Observing her last December, playing conga drums, in the studio with master drummers Karl McLeod and Sly Dunbar on traps, Karl Messado and Bongo Herman on kete, Putus repeater and Bro Royo bass drum, supporting the legendary Larry McDonald on congas and various drums, was seeing one with a complete understanding of the dynamics that swirl around musical genres, cultural difference, and social complexities. Counter-stating the rhythm on one session, she then introduced into the mix a series of beats traded across musical lines, and by example, she "elevated the quality of collective creation, upping the ante for every musician in the ensemble". [Crouch: p, 79]. The poetic density captured in those exchanges owed as much to Whylie's fertile imagination and bold initiative as much as the willingness of the musicians, all admirers of her creative genius, to be lead into improvisations that masterfully coloured the already breathtaking melodicism and powerful rhythmic complexity of the piece.

At the piano, her main instrument, Whylie performs primarily as a jazz musician.

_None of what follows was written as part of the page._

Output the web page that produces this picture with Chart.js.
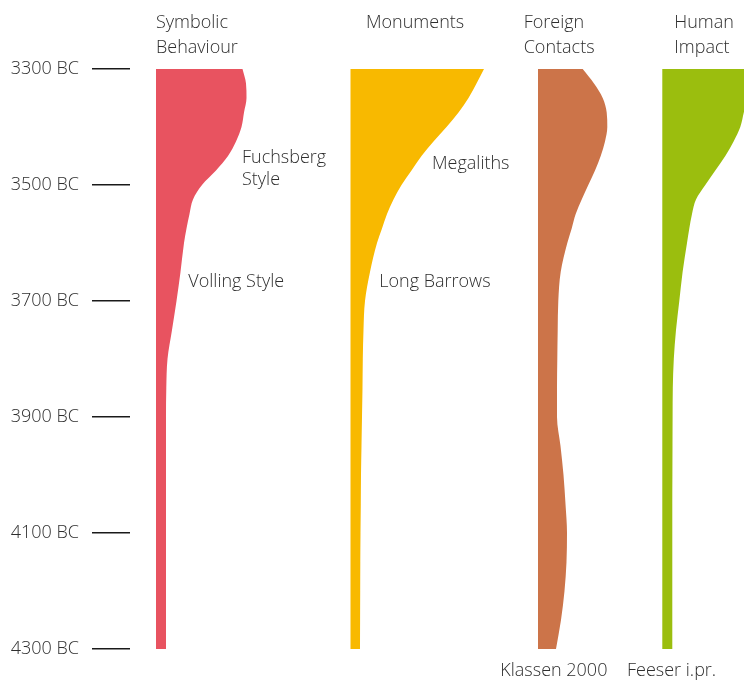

She does this with all the elegance, melodic invention, buoyant rhythmic current and a harmonic understanding befitting her conservatory education.

Performance after performance her playing leads to creative discovery only jazz can provide. Her solos, especially when the bass and drums lay out, are like etudes that reveal not only her technical ability, but also the artistic merit on which improvisation pivots. This is so because only jazz allows players of Miss Whylie's calibre to reinvent new ways to express familiar information, or information we thought we knew. In her soul, the iconic nature of jazz has been absorbed, reinterpreted, and replayed within a Caribbean context giving it new social meanings, at the same time allowing the adaptation to reflect the influence of its model. It's done as if it were a barometer that measures the mood and value of her appropriation against the established canon. The impulse that drives her reconfiguration lies with her understanding of jazz as classic American music, but that at its base were Caribbean models located on the ground in New Orleans that first provided it with cultural impact. And these models were not without dance, a discipline that is second nature for the NDTC musical director and which was a primary resource for jazz at its infancy.

A disappearing generation

For those who know, or those in the know, Marjorie Whylie represents a disappearing generation of musicians who were more than adept at a diverse range of artistic expressions and performances in a musical setting. A few, as she is, were also quite versatile, applying themselves to commentaries on music and the arts, research, providing new information and responding to the lively conversations that animate the art world. Above all, however, Miss Whylie performs music with the Úlan of someone who would have been much more appreciated and celebrated in a world where acknowledgement and reward by organisations, critics, fans and peer alike, is more forthcoming and generous. What we have in this national treasure is an architect of cultural regeneration, creative audacity, and pedagogical distinction in the order of Katherine Dunham, Don Drummond, and Janette Grant Woodham. Her performances reveal diversity, eclecticism and are specifically peer and audience focused. Any performance by Marjorie Whylie promises to be a superb occasion, and for those interested in the highest expression of the creative experience, to attend will be a decision well made, likely without regrets.